- Origin: Nantes, France
- Genres: Electronic, synthwave
- Years active: 2007–Present
- Members: College (musical project), Maethelvin, The Outrunners, Anoraak, Forgotten Illusions, Stephen Falken, Russ Chimes

= Valerie Collective =

French musical cooperation

The Valerie Collective was founded as a musical cooperation in Nantes, France, in 2007 by David Grellier and his friends and colleagues. Various acts in Valerie include The Outrunners, Minitel Rose, Anoraak, Maethelvin, all from Nantes as well as Russ Chimes from London and DVAS from Toronto, Ontario, Canada. Other artists included Keenhouse and Electric Youth. The hymn of the collective is "West Coast Valerie", a remix of the TV series Côte Ouest.

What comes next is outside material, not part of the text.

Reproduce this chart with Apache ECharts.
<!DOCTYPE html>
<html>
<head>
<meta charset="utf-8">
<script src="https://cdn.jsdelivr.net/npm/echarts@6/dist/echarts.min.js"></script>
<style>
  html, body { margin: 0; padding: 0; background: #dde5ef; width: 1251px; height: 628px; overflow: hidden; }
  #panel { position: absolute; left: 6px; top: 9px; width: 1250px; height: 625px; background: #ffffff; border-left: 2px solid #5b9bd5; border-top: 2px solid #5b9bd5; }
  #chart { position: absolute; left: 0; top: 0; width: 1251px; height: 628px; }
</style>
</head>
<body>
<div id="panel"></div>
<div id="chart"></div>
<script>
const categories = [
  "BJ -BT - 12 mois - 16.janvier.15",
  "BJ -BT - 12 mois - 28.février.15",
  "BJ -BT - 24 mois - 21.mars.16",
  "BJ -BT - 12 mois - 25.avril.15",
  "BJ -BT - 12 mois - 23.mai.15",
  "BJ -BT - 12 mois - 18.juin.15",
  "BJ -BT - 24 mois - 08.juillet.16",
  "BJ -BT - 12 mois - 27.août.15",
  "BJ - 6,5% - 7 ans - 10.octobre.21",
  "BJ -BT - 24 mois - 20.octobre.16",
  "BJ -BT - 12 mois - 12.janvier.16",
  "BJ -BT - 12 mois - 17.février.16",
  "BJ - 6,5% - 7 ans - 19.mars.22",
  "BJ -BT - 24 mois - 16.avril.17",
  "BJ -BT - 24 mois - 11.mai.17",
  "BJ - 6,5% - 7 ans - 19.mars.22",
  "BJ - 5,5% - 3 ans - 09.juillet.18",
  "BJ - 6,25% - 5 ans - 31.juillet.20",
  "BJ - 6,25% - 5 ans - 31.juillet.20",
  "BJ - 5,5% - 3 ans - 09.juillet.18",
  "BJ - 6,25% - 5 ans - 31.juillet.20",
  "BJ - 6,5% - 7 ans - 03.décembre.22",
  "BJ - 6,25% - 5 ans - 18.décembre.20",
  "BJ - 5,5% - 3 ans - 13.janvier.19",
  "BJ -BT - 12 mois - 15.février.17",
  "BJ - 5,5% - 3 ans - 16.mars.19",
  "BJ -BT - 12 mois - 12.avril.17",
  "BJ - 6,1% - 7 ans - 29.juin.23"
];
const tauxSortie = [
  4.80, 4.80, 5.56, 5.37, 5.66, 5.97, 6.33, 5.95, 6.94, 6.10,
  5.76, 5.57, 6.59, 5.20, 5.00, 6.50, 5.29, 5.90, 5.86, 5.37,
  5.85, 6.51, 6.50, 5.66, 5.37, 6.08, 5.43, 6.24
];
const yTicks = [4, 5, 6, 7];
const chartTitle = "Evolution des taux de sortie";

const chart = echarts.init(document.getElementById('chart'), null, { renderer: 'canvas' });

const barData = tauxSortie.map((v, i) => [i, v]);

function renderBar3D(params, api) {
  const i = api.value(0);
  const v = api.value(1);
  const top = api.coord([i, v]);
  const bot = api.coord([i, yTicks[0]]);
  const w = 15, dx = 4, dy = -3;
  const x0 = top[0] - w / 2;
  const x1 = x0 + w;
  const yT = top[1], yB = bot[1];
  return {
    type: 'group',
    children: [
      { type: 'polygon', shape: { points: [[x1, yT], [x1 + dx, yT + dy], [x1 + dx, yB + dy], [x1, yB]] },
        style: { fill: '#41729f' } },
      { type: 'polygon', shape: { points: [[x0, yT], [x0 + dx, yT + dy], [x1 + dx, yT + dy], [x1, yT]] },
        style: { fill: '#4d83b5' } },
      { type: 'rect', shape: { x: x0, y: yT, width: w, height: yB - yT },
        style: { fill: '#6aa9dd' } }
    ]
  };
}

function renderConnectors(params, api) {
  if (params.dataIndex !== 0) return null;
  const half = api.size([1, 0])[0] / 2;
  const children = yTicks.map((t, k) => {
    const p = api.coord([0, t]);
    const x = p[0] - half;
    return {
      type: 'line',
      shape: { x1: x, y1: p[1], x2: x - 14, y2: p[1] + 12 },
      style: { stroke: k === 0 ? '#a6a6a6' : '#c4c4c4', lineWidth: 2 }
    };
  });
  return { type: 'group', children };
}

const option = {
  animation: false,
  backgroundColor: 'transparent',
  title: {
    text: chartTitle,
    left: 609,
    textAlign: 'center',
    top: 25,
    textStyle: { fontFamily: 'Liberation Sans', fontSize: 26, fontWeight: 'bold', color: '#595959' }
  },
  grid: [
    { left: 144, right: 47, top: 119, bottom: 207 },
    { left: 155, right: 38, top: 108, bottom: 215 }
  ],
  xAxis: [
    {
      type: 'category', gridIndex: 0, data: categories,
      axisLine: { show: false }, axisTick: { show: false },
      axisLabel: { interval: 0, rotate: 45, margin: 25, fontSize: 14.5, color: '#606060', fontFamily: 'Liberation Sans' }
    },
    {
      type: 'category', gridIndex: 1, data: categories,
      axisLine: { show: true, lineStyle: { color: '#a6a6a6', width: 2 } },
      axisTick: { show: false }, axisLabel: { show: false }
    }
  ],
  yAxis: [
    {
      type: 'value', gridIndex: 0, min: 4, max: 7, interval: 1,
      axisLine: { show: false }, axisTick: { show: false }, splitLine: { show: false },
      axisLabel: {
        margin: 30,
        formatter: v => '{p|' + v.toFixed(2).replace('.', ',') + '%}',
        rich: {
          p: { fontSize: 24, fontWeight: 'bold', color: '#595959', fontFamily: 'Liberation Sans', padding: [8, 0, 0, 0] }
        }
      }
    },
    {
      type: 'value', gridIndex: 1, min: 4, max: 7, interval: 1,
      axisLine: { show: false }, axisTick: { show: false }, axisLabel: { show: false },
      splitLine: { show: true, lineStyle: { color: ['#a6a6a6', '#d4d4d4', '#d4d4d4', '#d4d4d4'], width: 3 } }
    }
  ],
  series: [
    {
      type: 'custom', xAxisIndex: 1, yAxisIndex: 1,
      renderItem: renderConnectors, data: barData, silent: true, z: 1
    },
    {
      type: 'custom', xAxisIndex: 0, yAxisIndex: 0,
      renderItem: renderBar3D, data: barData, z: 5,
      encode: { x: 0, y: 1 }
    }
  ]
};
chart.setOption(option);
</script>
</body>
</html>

The Valerie Collective is described as "responsible for some of the very best original electronic music now coming out of France", was created as a way to foster musical talent, by providing opportunities for collaboration among artists, also connecting them through blogs and other internet channels. The collective is characterised by a "retro-futurist", "romantic blend of 1980s inspired electro" or synthwave.

Some of the works are released under the Valerie own record label, whereas others are released under various labels like FVTVR, Endless Summer Recordings, Believe Digital, Flexx, Free Danger. The label Endless Summer Recordings also prepared a compilation album in 2009 entitled Valerie and Friends joining a great number of artists in the project.